Greater Little Rock has one public utility for clean water entering homes, Central Arkansas Water (CAW), and another for the dirty water leaving, Little Rock Reclamation (wastewater) Authority--even though they send one bill for both services.
Both entities have oversight boards, CEOs, and a variety of bureaucrats. The annual salary for the CEO of the wastewater utility: $265,491, with a car allowance of an additional $800/month. The CEO of CAW: $245,617, with a car allowance of $600/month. Even without their car allowances, they are the first and third highest-paid city employees.
Why do government bureaucrats need car allowances? We all drive to work. Nobody gives us cars.
Since neither CEO is an engineer--no less a civil engineer (the specialization covering water systems)--neither drives to inspect water-treatment operations. (Are they having water-treatment community-outreach meetings? Is that a thing?)
Beyond the CEOs, neither board has a civil engineer. CAW's board has one member with an electrical-engineering degree and another in industrial engineering. And the wastewater utility's board just appointed someone with an industrial-engineering degree. But none of these individuals with inapposite engineering degrees is a Professional Engineer--the legal status required for engaging in engineering services--nor employed as an engineer.
I wonder what the board members with industrial-engineering degrees--which emphasize eliminating wastefulness--would say about having two largely mimetic entities.
It's time to combine water companies, resulting in only one CEO, only one oversight board, and--critically--only one bureaucracy (the size of one of the current entities).
I'm not suggesting, however, that we put the current CEO of either entity in charge.

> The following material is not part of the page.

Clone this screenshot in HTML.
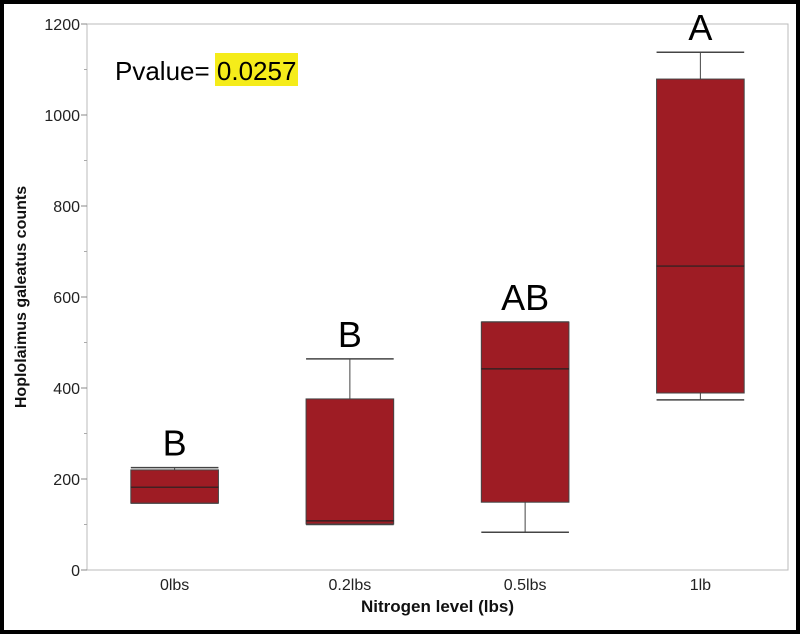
<!DOCTYPE html>
<html><head><meta charset="utf-8"><style>
html,body{margin:0;padding:0;background:#fff;}
#wrap{width:800px;height:634px;position:relative;box-sizing:border-box;border:4px solid #000;overflow:hidden;}
svg{position:absolute;left:-4px;top:-4px;}
</style></head><body>
<div id="wrap">
<svg id="chart" width="800" height="634" font-family="'Liberation Sans', sans-serif"></svg>
</div>
<script>
const categories = ["0lbs","0.2lbs","0.5lbs","1lb"];
const mins = [147,100,83,374];
const q1s = [147,101,149,389];
const medians = [182,108,442,668];
const q3s = [220,376,545,1079];
const maxs = [225,464,545,1138];
const letters = ["B","B","AB","A"];
const yTicks = [0,200,400,600,800,1000,1200];
const yMinorTicks = [100,300,500,700,900,1100];

const NS="http://www.w3.org/2000/svg";
const svg=document.getElementById('chart');
const L=87,R=788,T=24,B=570,ymax=1200;
const y=v=>B-(v/ymax)*(B-T);
const band=(R-L)/categories.length;
const xc=i=>L+band*(i+0.5);
function mk(tag,attrs,parent){const e=document.createElementNS(NS,tag);for(const k in attrs)e.setAttribute(k,attrs[k]);(parent||svg).appendChild(e);return e;}

const frame=mk('rect',{x:L,y:T,width:R-L,height:B-T,fill:'#fff',stroke:'#bbb','stroke-width':1});



yTicks.forEach(v=>{
  const t=mk('line',{x1:L-6,x2:L,y1:y(v),y2:y(v),stroke:'#888'});
  
  
  const tx=mk('text',{x:L-7,y:y(v)+6,'text-anchor':'end','font-size':16,fill:'#222'});
  tx.textContent=v;
  
  
});
yMinorTicks.forEach(v=>{
  const t=mk('line',{x1:L-3,x2:L,y1:y(v),y2:y(v),stroke:'#aaa'});
  
  
});

categories.forEach((c,i)=>{
  const cx=xc(i),w=band/2;
  const g=mk('g',{});
  
  
  mk('line',{x1:cx,x2:cx,y1:y(maxs[i]),y2:y(q3s[i]),stroke:'#444'},g);
  mk('line',{x1:cx,x2:cx,y1:y(q1s[i]),y2:y(mins[i]),stroke:'#444'},g);
  mk('line',{x1:cx-w/2,x2:cx+w/2,y1:y(maxs[i]),y2:y(maxs[i]),stroke:'#444','stroke-width':1.5},g);
  mk('line',{x1:cx-w/2,x2:cx+w/2,y1:y(mins[i]),y2:y(mins[i]),stroke:'#444','stroke-width':1.5},g);
  mk('rect',{x:cx-w/2,y:y(q3s[i]),width:w,height:y(q1s[i])-y(q3s[i]),fill:'#9e1c24',stroke:'#444'},g);
  mk('line',{x1:cx-w/2,x2:cx+w/2,y1:y(medians[i]),y2:y(medians[i]),stroke:'#222','stroke-width':1.2},g);
  const lt=mk('text',{x:cx,y:y(maxs[i])-12,'text-anchor':'middle','font-size':36,fill:'#000'});
  lt.textContent=letters[i];
  
  
  const tl=mk('text',{x:cx,y:B+20,'text-anchor':'middle','font-size':16,fill:'#222'});
  tl.textContent=c;
  
  
});

const xt=mk('text',{x:(L+R)/2,y:612,'text-anchor':'middle','font-size':17,'font-weight':'bold',fill:'#111'});
xt.textContent='Nitrogen level (lbs)';


const yt=mk('text',{x:0,y:0,'text-anchor':'middle','font-size':16,'font-weight':'bold',fill:'#111',transform:'translate(26,297) rotate(-90)'});
yt.textContent='Hoplolaimus galeatus counts';



const hl=mk('rect',{x:215,y:53,width:83,height:33,fill:'#f5ec1a'});


const pv=mk('text',{x:115,y:80,'font-size':26,fill:'#000'});
pv.textContent='Pvalue= 0.0257';


</script>
</body></html>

You likely recall my recent reporting regarding the diversity, equity, and inclusion indoctrination infrastructure at CAW, which was renamed the Justice, Equity, Diversity, and Inclusion (JEDI) Team.
CAW's infusion of partisan political doctrine was explicit: "The JEDI Team will work closely with the Special Adviser to [the] CEO on Diversity, Equity, Inclusion, and Engagement, and the team's facilitator to ensure that JEDI principles are embedded throughout" the utility.
Once so "embedded," this leftist cabal--under the leadership of CEO Tad Bohannon--used public resources to spread their personal progressive preferences by sending the following to all employees: "If you feel this bill [to end affirmative action] does not meet with your values and the standards we ascribe to, please join JEDI as we flood Representatives with calls and emails, telling them to VOTE NO." (Flood? Really?)
When this politicking was exposed, Bohannon told CAW's board that he and two "inclusion" managers were unaware of the email before it went out.
However, Bohannon's bromides to the board betrayed this: He omitted that one of his indoctrination--eh, inclusion--managers wrote the sender of the offending email, upon its receipt, "Excellent Email! Thanks for sending this out to everyone! Good Job!"
So in reality, the manager who didn't know about the email before it was sent--because the JEDI Team members were largely unsupervised padawans--then applauded the conduct immediately thereafter. (That's worse!)
CAW's freewheeling use of public funds doesn't end there: CAW's board approved spending up to $125,000 for Bohannon to get an MBA in Great Britain. And Bohannon similarly approved CAW spending nearly $60,000 for a media specialist to get a master's in public affairs from a school in New York. (UA-Little Rock very ably offers both degrees in, well, Little Rock--the location of Central Arkansas Water. The total cost of UA-Little Rock's MPA--$11,520.)
Here's an idea: To the extent that government decides to pay employees' tuition bills--a dubious notion to begin with--they must be from an Arkansas school. Coastal elites' insults aside, Arkansas actually has good higher education. And if employees want degrees from higher-ranked fancier out-of-state (or country) schools, they can pay for it on their own.
Sadly, in this environment of irresponsible spending, CAW's board just approved doubling our water rates over the next 10 years.
Creating one water entity headed by a civil engineer, with a single board of qualified experts, and a reduced bureaucracy (with their degrees paid for by the individuals themselves) will provide significant savings to Arkansans.
Sen. Mark Johnson had a similar cost-saving idea this legislative session. He proposed combining several administrative functions at Arkansas' two law schools. (Administrators are the largest growth area in higher education.) He brought in to testify before the Legislature an absolute authority on law-school accreditation--law professor, Rick Peltz-Steele.
In response, the university proffered two witnesses to oppose the bill. Neither ever worked at any law school or was directly involved in law-school accreditation. Their stated objection: "accreditation."
And immediately after the hearing, the current dean of the Bowen Law School emailed Peltz-Steele: "I don't understand why you are supporting SB 370. Please explain this to me." (That's the email's entire text, salutations aside.)
Change is hard.
This is your right to know.
Robert Steinbuch, professor of law at the Bowen Law School, is a Fulbright Scholar and author of the treatise "The Arkansas Freedom of Information Act." His views do not necessarily reflect those of his employer.